Не так давно, в начале ХХ века, было найдено в иракском Курдистане его завещание — огромный богословский труд в жанре платоновского диалога — «Базар Гераклида», в котором Несторий соглашается признать свои ошибки, хотя он их признает внешне, чтобы быть вместе с Церковью, но не внутренне — внутренне он не верит в то, что Божество могло страдать, что Божество могло испытывать в чем-то нужду, что Божество могло родиться от женщины[100].
Халкидонское определение 451 года
Православная Церковь, тогда единая — и Западная, и Восточная (папа Римский Лев Великий сыграл в этом решении особую роль), сформулировала принцип, который сейчас по-научному называется «диофизитство» (то есть две природы), но мы обычно называем это Православием. Во Христе две природы, но одна ипостась и одно Лицо. Две природы во Христе — человеческая и Божественная, но они соединены вместе одной подставкой-ипостасью и одной личностью. Таким образом, входя в человеческую природу Христа, которая с нами во всем едина, мы входим в Его Богочеловеческую ипостась, в которой соединено человеческое и Божественное, и поэтому по человечеству, не теряя своей человечности, мы оказываемся в Боге, мы можем быть обожены. Все люди, в том числе и человек Иисус, — это разные ипостаси одной человеческой природы. Поэтому с человеческой природой Христа люди могут соединиться. А так как человеческая природа Иисуса зиждется на Богочеловеческой единой ипостаси и составляет с Богом Сыном одно Лицо, то те христиане, которые действительно становятся одно с Человеком Иисусом, становятся одно и со вторым Лицом Пресвятой Троицы, а следовательно, входят в полноту Божественного естества, в ту самую неприступную Пучину Единого.
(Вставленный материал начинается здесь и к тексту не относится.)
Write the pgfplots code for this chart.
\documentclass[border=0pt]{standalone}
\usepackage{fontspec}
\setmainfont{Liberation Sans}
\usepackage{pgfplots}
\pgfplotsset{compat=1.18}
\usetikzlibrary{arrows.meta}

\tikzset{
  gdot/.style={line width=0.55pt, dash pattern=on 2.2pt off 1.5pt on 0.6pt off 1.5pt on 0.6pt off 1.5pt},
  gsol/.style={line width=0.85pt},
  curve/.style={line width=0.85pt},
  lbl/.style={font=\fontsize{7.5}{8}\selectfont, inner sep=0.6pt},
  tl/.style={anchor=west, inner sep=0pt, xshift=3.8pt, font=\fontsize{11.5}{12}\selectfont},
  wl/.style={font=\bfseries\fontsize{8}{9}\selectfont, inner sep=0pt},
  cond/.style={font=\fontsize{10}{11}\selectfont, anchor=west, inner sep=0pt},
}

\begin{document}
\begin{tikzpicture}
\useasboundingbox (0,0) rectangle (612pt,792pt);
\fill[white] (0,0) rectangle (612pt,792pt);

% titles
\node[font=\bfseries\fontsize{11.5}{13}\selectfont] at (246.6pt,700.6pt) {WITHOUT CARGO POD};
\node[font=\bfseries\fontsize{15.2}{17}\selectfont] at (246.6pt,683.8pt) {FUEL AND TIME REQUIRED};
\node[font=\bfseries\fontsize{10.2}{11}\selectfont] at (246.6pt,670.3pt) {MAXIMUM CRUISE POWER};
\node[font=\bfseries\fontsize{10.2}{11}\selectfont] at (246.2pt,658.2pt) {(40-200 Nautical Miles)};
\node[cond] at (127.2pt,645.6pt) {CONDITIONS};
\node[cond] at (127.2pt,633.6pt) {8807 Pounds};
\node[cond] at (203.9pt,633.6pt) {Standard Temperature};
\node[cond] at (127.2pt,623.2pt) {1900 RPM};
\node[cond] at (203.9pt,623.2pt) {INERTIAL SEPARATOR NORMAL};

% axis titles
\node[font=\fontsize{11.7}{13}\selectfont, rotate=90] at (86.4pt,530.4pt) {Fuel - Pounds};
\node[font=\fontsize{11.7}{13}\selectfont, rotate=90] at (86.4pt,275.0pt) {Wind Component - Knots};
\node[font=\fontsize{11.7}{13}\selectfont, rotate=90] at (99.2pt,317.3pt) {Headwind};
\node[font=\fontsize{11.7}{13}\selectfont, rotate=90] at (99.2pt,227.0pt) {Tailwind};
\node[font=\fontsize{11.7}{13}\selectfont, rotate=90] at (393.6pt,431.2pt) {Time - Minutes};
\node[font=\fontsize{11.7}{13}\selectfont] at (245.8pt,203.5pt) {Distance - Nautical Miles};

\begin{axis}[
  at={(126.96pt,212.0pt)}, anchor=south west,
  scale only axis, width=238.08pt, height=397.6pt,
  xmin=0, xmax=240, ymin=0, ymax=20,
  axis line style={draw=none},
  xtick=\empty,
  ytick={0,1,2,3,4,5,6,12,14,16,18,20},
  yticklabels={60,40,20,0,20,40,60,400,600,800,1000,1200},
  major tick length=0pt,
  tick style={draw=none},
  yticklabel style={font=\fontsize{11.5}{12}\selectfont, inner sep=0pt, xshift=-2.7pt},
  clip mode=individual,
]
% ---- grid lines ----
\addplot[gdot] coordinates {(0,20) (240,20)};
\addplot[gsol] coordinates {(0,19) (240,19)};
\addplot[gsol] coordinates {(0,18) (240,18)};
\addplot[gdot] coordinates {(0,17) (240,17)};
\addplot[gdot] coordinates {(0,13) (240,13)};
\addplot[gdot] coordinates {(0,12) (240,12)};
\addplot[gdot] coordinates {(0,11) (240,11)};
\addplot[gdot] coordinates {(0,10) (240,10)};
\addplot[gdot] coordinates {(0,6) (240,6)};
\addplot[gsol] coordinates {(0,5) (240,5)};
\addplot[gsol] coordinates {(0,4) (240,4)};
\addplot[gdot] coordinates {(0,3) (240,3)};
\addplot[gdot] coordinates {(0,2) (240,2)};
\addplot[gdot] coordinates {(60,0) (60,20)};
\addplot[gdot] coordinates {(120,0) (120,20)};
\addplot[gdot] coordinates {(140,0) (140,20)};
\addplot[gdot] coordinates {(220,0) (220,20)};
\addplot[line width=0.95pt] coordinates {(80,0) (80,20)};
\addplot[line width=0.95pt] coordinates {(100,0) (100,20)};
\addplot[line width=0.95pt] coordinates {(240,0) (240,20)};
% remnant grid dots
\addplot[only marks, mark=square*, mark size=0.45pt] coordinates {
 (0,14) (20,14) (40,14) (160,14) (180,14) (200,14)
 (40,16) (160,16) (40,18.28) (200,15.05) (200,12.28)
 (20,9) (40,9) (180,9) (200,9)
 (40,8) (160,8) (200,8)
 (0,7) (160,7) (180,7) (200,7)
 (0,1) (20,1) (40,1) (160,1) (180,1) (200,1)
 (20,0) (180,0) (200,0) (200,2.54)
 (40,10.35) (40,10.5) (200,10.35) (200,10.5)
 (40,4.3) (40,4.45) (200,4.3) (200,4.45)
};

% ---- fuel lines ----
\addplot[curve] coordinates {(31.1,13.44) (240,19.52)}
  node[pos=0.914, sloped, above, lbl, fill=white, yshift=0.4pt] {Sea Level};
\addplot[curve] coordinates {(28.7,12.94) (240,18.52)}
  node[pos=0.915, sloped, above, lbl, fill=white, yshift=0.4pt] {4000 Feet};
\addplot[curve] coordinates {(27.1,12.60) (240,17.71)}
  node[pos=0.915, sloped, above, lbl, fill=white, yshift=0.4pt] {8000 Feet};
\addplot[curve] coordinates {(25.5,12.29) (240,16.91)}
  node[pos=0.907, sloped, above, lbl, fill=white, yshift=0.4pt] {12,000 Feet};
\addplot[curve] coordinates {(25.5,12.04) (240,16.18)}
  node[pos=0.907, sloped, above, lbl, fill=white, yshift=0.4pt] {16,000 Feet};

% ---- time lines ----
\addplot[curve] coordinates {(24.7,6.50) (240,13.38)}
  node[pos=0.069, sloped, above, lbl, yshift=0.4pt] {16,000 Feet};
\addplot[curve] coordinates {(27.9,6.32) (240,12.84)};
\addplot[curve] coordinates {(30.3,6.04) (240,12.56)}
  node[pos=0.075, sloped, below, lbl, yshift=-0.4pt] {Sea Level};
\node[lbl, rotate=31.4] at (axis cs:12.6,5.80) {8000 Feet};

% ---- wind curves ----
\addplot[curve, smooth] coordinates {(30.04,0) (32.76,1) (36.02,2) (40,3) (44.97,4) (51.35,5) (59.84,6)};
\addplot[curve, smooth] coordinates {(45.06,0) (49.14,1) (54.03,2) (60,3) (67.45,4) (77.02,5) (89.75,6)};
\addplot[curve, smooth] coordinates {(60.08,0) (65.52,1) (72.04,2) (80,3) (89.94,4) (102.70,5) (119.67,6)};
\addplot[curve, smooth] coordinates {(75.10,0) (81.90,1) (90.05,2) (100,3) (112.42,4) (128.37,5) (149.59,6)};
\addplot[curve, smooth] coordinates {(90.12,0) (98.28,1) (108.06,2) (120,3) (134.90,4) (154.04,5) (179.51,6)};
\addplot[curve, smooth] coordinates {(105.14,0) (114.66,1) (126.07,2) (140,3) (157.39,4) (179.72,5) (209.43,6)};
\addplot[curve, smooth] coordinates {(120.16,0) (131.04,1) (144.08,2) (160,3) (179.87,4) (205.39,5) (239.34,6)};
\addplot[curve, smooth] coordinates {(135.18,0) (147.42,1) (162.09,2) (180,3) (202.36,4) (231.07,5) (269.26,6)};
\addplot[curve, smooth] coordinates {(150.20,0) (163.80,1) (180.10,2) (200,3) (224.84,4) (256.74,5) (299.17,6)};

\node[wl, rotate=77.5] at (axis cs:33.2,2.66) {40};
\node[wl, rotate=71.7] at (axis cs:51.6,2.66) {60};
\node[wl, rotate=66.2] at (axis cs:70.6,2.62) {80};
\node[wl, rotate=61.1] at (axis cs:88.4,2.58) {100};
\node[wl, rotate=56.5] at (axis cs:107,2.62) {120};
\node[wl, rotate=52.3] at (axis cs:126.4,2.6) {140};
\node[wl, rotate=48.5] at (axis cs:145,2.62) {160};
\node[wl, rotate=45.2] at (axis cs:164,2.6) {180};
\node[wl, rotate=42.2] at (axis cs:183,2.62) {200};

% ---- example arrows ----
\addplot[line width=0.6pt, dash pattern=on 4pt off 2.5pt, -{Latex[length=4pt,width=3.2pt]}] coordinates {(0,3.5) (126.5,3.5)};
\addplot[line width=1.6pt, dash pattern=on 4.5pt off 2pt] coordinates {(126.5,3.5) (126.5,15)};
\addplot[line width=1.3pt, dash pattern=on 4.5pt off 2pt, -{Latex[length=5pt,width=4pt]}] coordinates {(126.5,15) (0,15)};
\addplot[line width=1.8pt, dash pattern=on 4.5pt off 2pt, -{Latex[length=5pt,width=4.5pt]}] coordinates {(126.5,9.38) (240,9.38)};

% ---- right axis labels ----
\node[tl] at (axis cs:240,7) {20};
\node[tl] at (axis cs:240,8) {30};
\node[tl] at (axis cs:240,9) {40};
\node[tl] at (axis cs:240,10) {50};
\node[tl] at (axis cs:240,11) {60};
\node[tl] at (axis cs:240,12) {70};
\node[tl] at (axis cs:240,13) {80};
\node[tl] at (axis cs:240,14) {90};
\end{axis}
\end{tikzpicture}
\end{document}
На Халкидонском Соборе в 451 году, через 125 лет после Первого Вселенского Собора, Церковь наконец пришла к согласию. Потом это согласие много раз нарушалось, потому что логически оно непонятно и даже невыносимо. Но его суть, если говорить одной фразой, заключается в том, что во Христе две природы, но одна Личность. Как очень хорошо сказал богослов ХХ века Владимир Николаевич Лосский, «два единосущия, но Один единосущный». То есть две природы — Божественная и человеческая, а Личность одна. А как же соотносятся тогда в этой одной личности Божественное и человеческое? И вот здесь уже у отцов не нашлось достаточных положительных объяснений. Там, где дефиниции человеческого разума бессильны, истину можно обрисовать в отрицательных (апофатических) суждениях — «не это, не то». Говоря о сложнейших сущностях христианской веры, именно к этому приему прибегли отцы Четвертого Собора.
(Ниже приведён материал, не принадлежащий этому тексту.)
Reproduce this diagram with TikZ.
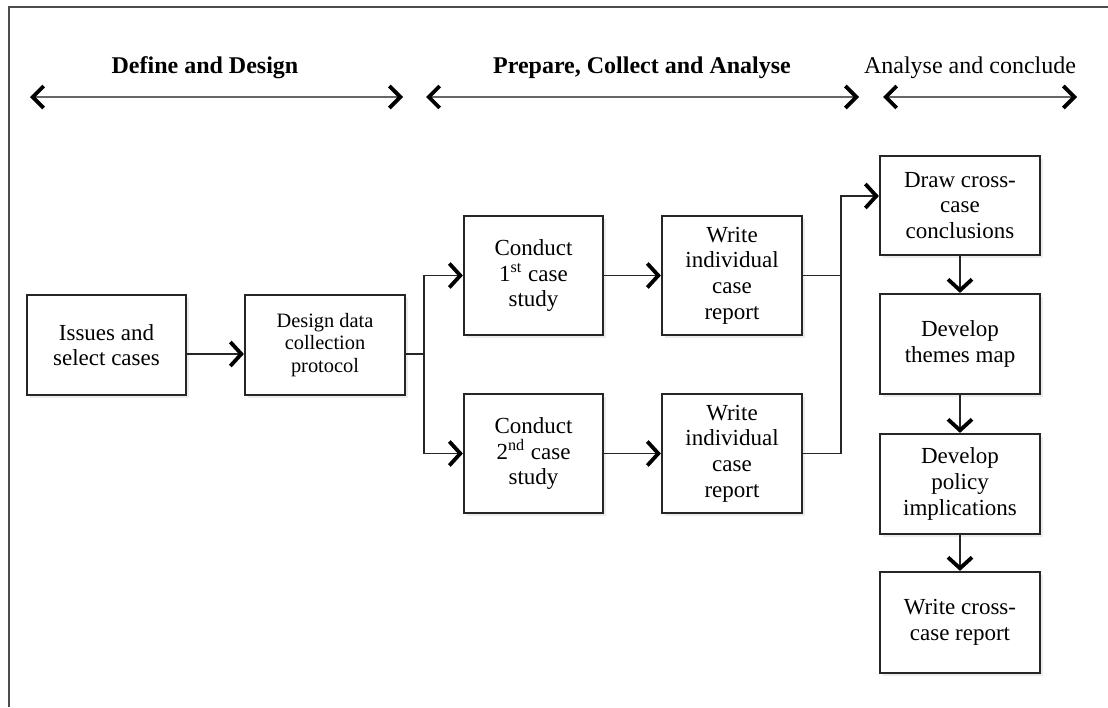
\documentclass[tikz,border=0pt]{standalone}
\usepackage{fontspec}
\setmainfont{Liberation Serif}
\usetikzlibrary{arrows.meta,shadows}
\begin{document}
\begin{tikzpicture}[x=0.5pt,y=-0.5pt,
  box/.style={draw=black!85, line width=1.1pt, fill=white, align=center, inner sep=0pt,
    font=\fontsize{11.5}{12.8}\selectfont,
    drop shadow={opacity=0.15, shadow xshift=1.5pt, shadow yshift=-1.5pt}},
  conn/.style={draw=black!85, line width=0.75pt},
  tip/.style={-{Straight Barb[length=5.5pt,width=12pt,line width=1.9pt,color=black]}},
  hdr/.style={font=\fontsize{12}{14}\selectfont, anchor=base, inner sep=0pt},
  span/.style={draw=black!60, line width=1.1pt,
    {Straight Barb[length=5.5pt,width=11pt,line width=1.9pt,color=black]}-{Straight Barb[length=5.5pt,width=11pt,line width=1.9pt,color=black]}}
]
\useasboundingbox (0,0) rectangle (1108,707);
% frame
\draw[black!70, line width=1pt] (9,707) -- (9,7) -- (1108,7);

% headers
\node[hdr] (h1) at (205,73) {\bfseries Define and Design};
\node[hdr] (h2) at (642,73) {\bfseries Prepare, Collect and Analyse};
\node[hdr] (h3) at (970,73) {Analyse and conclude};
\coordinate (a1l) at (30,97);  \coordinate (a1r) at (403,97);
\coordinate (a2l) at (426,97); \coordinate (a2r) at (859,97);
\coordinate (a3l) at (883,97); \coordinate (a3r) at (1077,97);
\draw[span] (a1l) -- (a1r);
\draw[span] (a2l) -- (a2r);
\draw[span] (a3l) -- (a3r);

% boxes
\node[box, minimum width=79.5pt, minimum height=50pt] (issues) at (106.5,345) {Issues and\\select cases};
\node[box, minimum width=80pt, minimum height=50pt, font=\fontsize{10.2}{11.3}\selectfont] (design) at (325,345) {Design data\\collection\\protocol};
\node[box, minimum width=69.5pt, minimum height=59.5pt] (c1) at (533.5,275.5) {Conduct\\1\textsuperscript{st} case\\study};
\node[box, minimum width=70pt, minimum height=59.5pt] (w1) at (732,275.5) {Write\\individual\\case\\report};
\node[box, minimum width=69.5pt, minimum height=59.5pt] (c2) at (533.5,453.5) {Conduct\\2\textsuperscript{nd} case\\study};
\node[box, minimum width=70pt, minimum height=59.5pt] (w2) at (732,453.5) {Write\\individual\\case\\report};
\node[box, minimum width=80pt, minimum height=49.5pt] (draw) at (960,205.5) {Draw cross-\\case\\conclusions};
\node[box, minimum width=80pt, minimum height=50pt] (themes) at (960,344) {Develop\\themes map};
\node[box, minimum width=80pt, minimum height=50pt] (policy) at (960,484) {Develop\\policy\\implications};
\node[box, minimum width=80pt, minimum height=50.5pt] (wcross) at (960,622.5) {Write cross-\\case report};

% connectors
\coordinate (j1) at (424,354);
\coordinate (j2) at (841,196);
\draw[conn,tip] ([yshift=-4.5pt]issues.east) -- ([yshift=-4.5pt]design.west);
\draw[conn] ([yshift=-4.5pt]design.east) -- (j1);
\draw[conn,tip] (j1) |- (c1.west);
\draw[conn,tip] (j1) |- (c2.west);
\draw[conn,tip] (c1.east) -- (w1.west);
\draw[conn,tip] (c2.east) -- (w2.west);
\draw[conn] (w1.east) -- (w1.east -| j2);
\draw[conn,tip] (w2.east) -| (j2) -- (j2 -| draw.west);
\draw[conn,tip] (draw.south) -- (themes.north);
\draw[conn,tip] (themes.south) -- (policy.north);
\draw[conn,tip] (policy.south) -- (wcross.north);
\end{tikzpicture}
\end{document}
И в знаменитом Халкидонском оросе сказано следующее: «Последуя святым отцам, все согласно поучаем исповедовать одного и того же Сына, Господа нашего Иисуса Христа, совершенного по Божеству, совершенного по человечеству, истинного Бога, истинного человека, одного и того же, из разумной души и тела, единосущного Отцу по Божеству (вот одно единосущие. — А.З.), единосущного нам по человечеству (одна усия с нами. — А.З.), во всем подобного нам, кроме греха». Это колоссальные слова! Что касается греха, мы понимаем, что человеческая природа, усия, разрушена грехом. Но «во всем, кроме греха, подобного нам», — значит, вот это совершенство, божественное совершенство, нам открыто, если мы освободимся от власти греха. «Рожденного прежде веков от Отца по Божеству, а в последние дни ради нас и ради нашего спасения от Марии Девы Богородицы по человечеству, одного и того же Христа, Сына, Господа Единородного, в двух естествах неслитно, неизменно, нераздельно, неразлучно познаваемого, — так что соединением нисколько не нарушается различие двух естеств, но тем более сохраняются свойства каждого естества и соединяются в одно Лицо и одну Ипостась, — не на два лица рассекаемого или разделяемого, но одного и того же Сына Единородного, Бога Слова, Господа Иисуса Христа».
Как вы видите, две природы — Божественная и человеческая, но одно основание (ипостась) и одна личность, которые эти природы соединяют. Поэтому совершенно определенно в Хакидонском оросе Дева Мария именуется Богородицей. Мария родила не человека, не Мессию, но Богочеловека. Ее можно именовать человекородицей, как и любую мать, тут не будет ошибки, которую бы усмотрели крайние монофизиты, но для христиан важно то, что она именно Богородица. И важно то, что на Кресте страдал именно Богочеловек. Максим Исповедник с предельной жесткостью утверждает это: «Мы правильно говорим, что Один из Святой Троицы был на кресте. Одна из ипостасей (Святой Троицы. —А.З.) приобщилась нам полностью, в соответствии с тем, что говорит апостол: „В Нем обитает вся полнота Божества телесно" [Кол. 2:9]. Это „полностью". показывает, что Он воспринял человека целиком»[101].